As I’ve already explained, Bitcoin has been getting a huge amount of hype recently. It’s one of the many digital currencies in existence today which acts and functions like regular money but exists entirely electronically—like data inside computers.
And that can be kind of confusing, because if there is no actual physical bitcoin:
- How can it have value?
- How can you use digital currency in a physical world?
Well actually, the question of how bitcoin has any value at all isn’t so far off from the question of how most real-world money has value.
First off, Bitcoin has no actual intrinsic value, which means that it has little to no use to us outside of its economic context. But the same can be said for most real-world currencies: money only has value because the government that issues it says it does.
This is called ‘fiat currency,’ because its value is not tied to any physical commodity and relies on the backing of a government.
But unlike fiat currency, Bitcoin does not have an issuing authority that gives it value. Bitcoin is a decentralized currency, meaning there is no governing body that regulates its production and transactions.
It doesn’t answer to any government or organization, so there isn’t really a reason why it should have value, yet it does – and it can all be boiled down to utility, scarcity, and supply and demand.
Before we discuss the utility of Bitcoin, first you must understand the basics of how it works. You are connected to the community of Bitcoin users through a computer network, and the ledgers that Bitcoin uses is called a blockchain: transactions are compiled into blocks, which in turn are connected in a chain-like manner, hence the name. The ledger keepers are called miners, because what they are doing, essentially, sounds very much like gold miners who work hard to find gold: they are working for the reward in the form of bitcoins, which, like gold, are limited in supply. So now you know how Bitcoin works. What does that have to do with its value? Everything, actually. Bitcoin’s value is in its utility: its decentralization, security, and ease of transaction.

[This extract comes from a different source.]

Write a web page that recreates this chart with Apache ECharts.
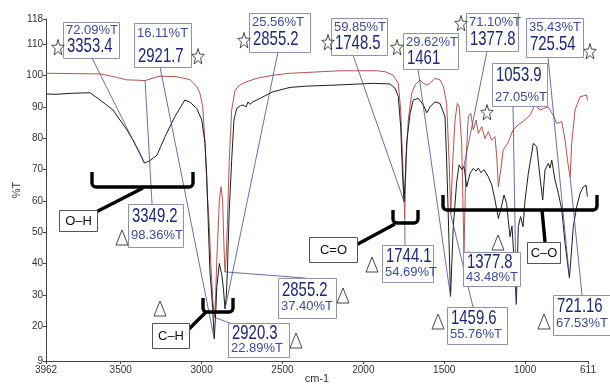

First, let’s look at Bitcoin’s decentralized system. Bitcoin is designed such that there is no need for any governing authority to control it. It operates through a peer-to-peer network where all transactions are recorded in the blockchain. On the most basic level, this would mean that it is not tied to any state and therefore is the only truly borderless currency. What this means is that you can conduct transactions with people from different countries easily because you’re using the same currency. On a deeper, much more complicated level, the decentralization of Bitcoin’s system creates the possibility of transforming the finance industry.
The finance industry offers multiple ways to simplify transactions for ease of convenience. There are credit and debit cards, money transferring systems, electronic bank transfers, etc. But all of these systems need to have a middleman to function—they need a company or authority to facilitate the exchange. So what you’re doing whenever you make a transaction is that you’re putting your trust on the middleman—that they will get your money through or keep your money safe among other things. There is also the matter of transaction fees, which, considered per transaction, is not too much, but can easily pile up over time. What Bitcoin does is it eliminates the need for these middlemen.
As mentioned above, all transactions in the Bitcoin network are recorded in the blockchain by miners. While the blockchain and miner network has the semblance of a governing body in the sense that it keeps track of all bitcoins in existence, it’s still in the public domain and therefore cannot be monopolized.
This means that no single person or group of persons has a hold on the network—which, in turn, means that bitcoins can remain fully transparent and neutral in its transactions.
But if there is no official body acting as a regulator, who can you trust to make sure that transactions do go through? The answer: no one. And it sounds bad, but it’s actually a good thing. The Bitcoin system is designed to operate without the need for trust. See, it’s not simply a digital currency, it’s a cryptocurrency, which means that it is heavily based on encryption techniques to keep it safe. Instead of operating based on customer trust, Bitcoin operates using tried and tested mathematics (more on that later). Cheating the network is impossible due to its public environment. Not only that, but the system is encrypted so that trying to commit fraud would require an extremely large amount of computing power, which would by then have been more useful if you just used it to mine more bitcoins.
The security system, aside from ensuring the reliability of Bitcoin transactions, also ensures that the identity of the Bitcoin users can be protected. Unlike in credit cards, your account number does not have any value in your transactions, which are ultimately verified using a private and public key. It works like this: you put a digital signature to your transactions using your private key which can be verified by the users of the network using your public key. The keys are encrypted so that the public key can only ever work if you had used the correct private key in the first place.
This means that:
- Your identity can’t be stolen by criminals to make fraudulent transactions in your name.
- You can choose to remain completely anonymous in the Bitcoin network, which may prove useful for some.
Lastly, bitcoins have the possibility of providing an ease of convenience that surpasses the traditional paying methods that we already have now. According to the Bitcoin site, using bitcoins allow you “to send and receive bitcoins anywhere in the world at any time. No bank holidays. No borders. No bureaucracy. Bitcoin allows its users to be in full control of their money.